Trajectory-Aware Eligibility Traces for Off-Policy Reinforcement
Learning
- URL: http://arxiv.org/abs/2301.11321v2
- Date: Wed, 31 May 2023 05:13:15 GMT
- Title: Trajectory-Aware Eligibility Traces for Off-Policy Reinforcement
Learning
- Authors: Brett Daley, Martha White, Christopher Amato, Marlos C. Machado
- Abstract summary: Off-policy learning from multistep returns is crucial for sample-efficient reinforcement learning.
Off-policy bias is corrected in a per-decision manner, but once a trace has been fully cut, the effect cannot be reversed.
We propose a multistep operator that can express both per-decision and trajectory-aware methods.
- Score: 44.50394347326546
- License: http://arxiv.org/licenses/nonexclusive-distrib/1.0/
- Abstract: Off-policy learning from multistep returns is crucial for sample-efficient
reinforcement learning, but counteracting off-policy bias without exacerbating
variance is challenging. Classically, off-policy bias is corrected in a
per-decision manner: past temporal-difference errors are re-weighted by the
instantaneous Importance Sampling (IS) ratio after each action via eligibility
traces. Many off-policy algorithms rely on this mechanism, along with differing
protocols for cutting the IS ratios to combat the variance of the IS estimator.
Unfortunately, once a trace has been fully cut, the effect cannot be reversed.
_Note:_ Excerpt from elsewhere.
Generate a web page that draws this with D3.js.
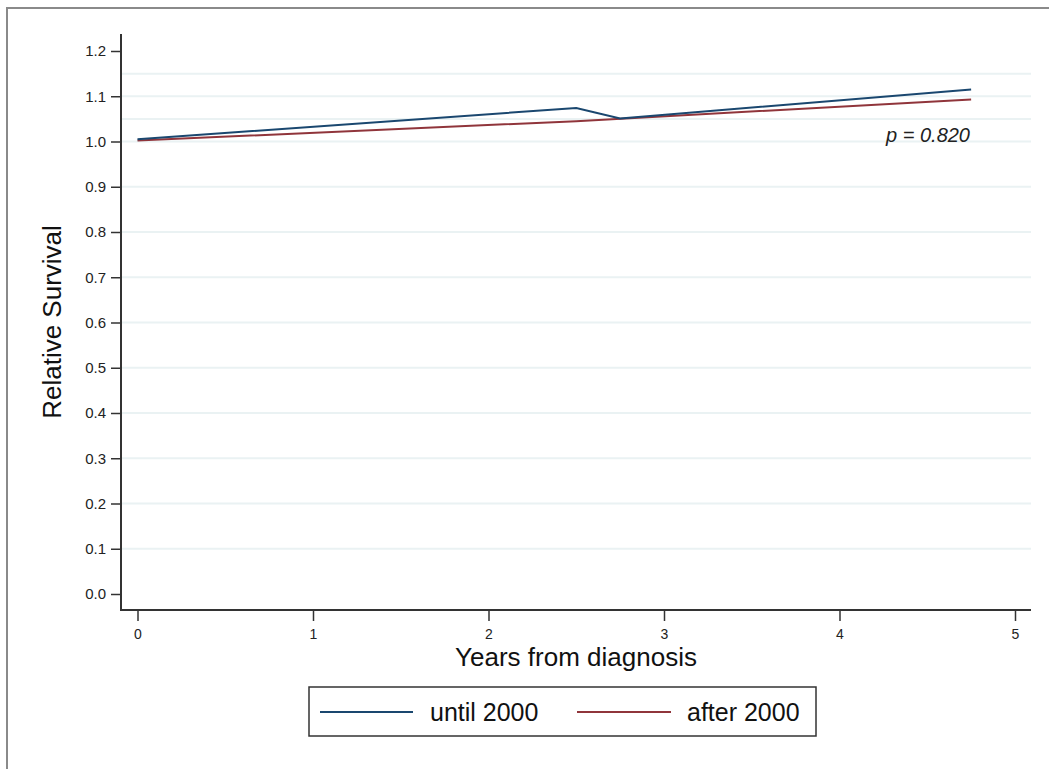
<!DOCTYPE html>
<html>
<head>
<meta charset="utf-8">
<script src="https://cdn.jsdelivr.net/npm/d3@7"></script>
<style>
  body { margin: 0; background: #fff; }
  svg { display: block; font-family: "Liberation Sans", Arial, sans-serif; }
</style>
</head>
<body>
<svg id="chart" width="1049" height="769"></svg>
<script>
// values
var untilYears = [0, 2.5, 2.75, 4.75];
var untilSurv  = [1.005, 1.074, 1.051, 1.115];
var afterYears = [0, 2.5, 4.75];
var afterSurv  = [1.002, 1.045, 1.093];
var xTicks = [0, 1, 2, 3, 4, 5];
var yTicks = [0, 0.1, 0.2, 0.3, 0.4, 0.5, 0.6, 0.7, 0.8, 0.9, 1.0, 1.1, 1.2];
var gridVals = [0.1, 0.2, 0.3, 0.4, 0.5, 0.6, 0.7, 0.8, 0.9, 1.0, 1.05, 1.1, 1.15];
var seriesNames = ["until 2000", "after 2000"];
var seriesColors = ["#1a476f", "#90353b"];
var pText = "p = 0.820";

var svg = d3.select("#chart");

// outer frame (runs off the right and bottom edges)
svg.append("rect")
    .attr("x", 7).attr("y", 8)
    .attr("width", 1100).attr("height", 800)
    .attr("fill", "none")
    .attr("stroke", "#8a8a8a")
    .attr("stroke-width", 2);

var x = d3.scaleLinear().domain([0, 5]).range([137.5, 1015]);
var y = d3.scaleLinear().domain([0, 1.2]).range([594, 51]);

var plotLeft = 121, plotRight = 1031, plotBottom = 610, plotTop = 34;

// gridlines
svg.append("g").selectAll("line")
    .data(gridVals)
    .enter().append("line")
    .attr("x1", plotLeft).attr("x2", plotRight)
    .attr("y1", d => y(d)).attr("y2", d => y(d))
    .attr("stroke", "#eaf2f3")
    .attr("stroke-width", 2);

// y axis
var yAxis = svg.append("g")
    .attr("transform", `translate(${plotLeft},0)`)
    .call(d3.axisLeft(y).tickValues(yTicks).tickFormat(d3.format(".1f")).tickSize(10).tickPadding(5));
yAxis.select(".domain").remove();
yAxis.selectAll(".tick line").attr("stroke", "#333").attr("stroke-width", 1.5);
yAxis.selectAll("text").style("font-size", "15px").attr("fill", "#222");
svg.append("line")
    .attr("x1", plotLeft).attr("x2", plotLeft)
    .attr("y1", plotTop).attr("y2", plotBottom + 1)
    .attr("stroke", "#333").attr("stroke-width", 2);

// x axis
var xAxis = svg.append("g")
    .attr("transform", `translate(0,${plotBottom})`)
    .call(d3.axisBottom(x).tickValues(xTicks).tickFormat(d3.format("d")).tickSize(11).tickPadding(8));
xAxis.select(".domain").remove();
xAxis.selectAll(".tick line").attr("stroke", "#333").attr("stroke-width", 1.5);
xAxis.selectAll("text").style("font-size", "14px").attr("fill", "#222");
svg.append("line")
    .attr("x1", plotLeft - 1).attr("x2", plotRight)
    .attr("y1", plotBottom).attr("y2", plotBottom)
    .attr("stroke", "#333").attr("stroke-width", 2);

// axis titles
svg.append("text")
    .attr("x", 576).attr("y", 666)
    .attr("text-anchor", "middle")
    .attr("font-size", 26)
    .attr("fill", "#111")
    .text("Years from diagnosis");

svg.append("text")
    .attr("transform", "translate(61,322) rotate(-90)")
    .attr("text-anchor", "middle")
    .attr("font-size", 26)
    .attr("fill", "#111")
    .text("Relative Survival");

// lines
var line = d3.line().x(d => x(d[0])).y(d => y(d[1]));
var seriesData = [
    d3.zip(untilYears, untilSurv),
    d3.zip(afterYears, afterSurv)
];
// draw red first so blue sits on top where they meet
[1, 0].forEach(i => {
    svg.append("path")
        .datum(seriesData[i])
        .attr("d", line)
        .attr("fill", "none")
        .attr("stroke", seriesColors[i])
        .attr("stroke-width", 2);
});

// p value
svg.append("text")
    .attr("x", 970).attr("y", 142)
    .attr("text-anchor", "end")
    .attr("font-size", 20)
    .attr("font-style", "italic")
    .attr("fill", "#222")
    .text(pText);

// legend
var legend = svg.append("g");
legend.append("rect")
    .attr("x", 309).attr("y", 687)
    .attr("width", 507).attr("height", 49)
    .attr("fill", "#fff")
    .attr("stroke", "#333")
    .attr("stroke-width", 1.5);
var legX = [[320, 413, 430], [577, 671, 687]];
seriesNames.forEach((name, i) => {
    legend.append("line")
        .attr("x1", legX[i][0]).attr("x2", legX[i][1])
        .attr("y1", 712).attr("y2", 712)
        .attr("stroke", seriesColors[i])
        .attr("stroke-width", 2);
    legend.append("text")
        .attr("x", legX[i][2]).attr("y", 721)
        .attr("font-size", 25)
        .attr("fill", "#111")
        .text(name);
});
</script>
</body>
</html>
This has led to the development of credit-assignment strategies that account
for multiple past experiences at a time. These trajectory-aware methods have
not been extensively analyzed, and their theoretical justification remains
uncertain. In this paper, we propose a multistep operator that can express both
per-decision and trajectory-aware methods. We prove convergence conditions for
our operator in the tabular setting, establishing the first guarantees for
several existing methods as well as many new ones. Finally, we introduce
Recency-Bounded Importance Sampling (RBIS), which leverages trajectory
awareness to perform robustly across $\lambda$-values in an off-policy control
task.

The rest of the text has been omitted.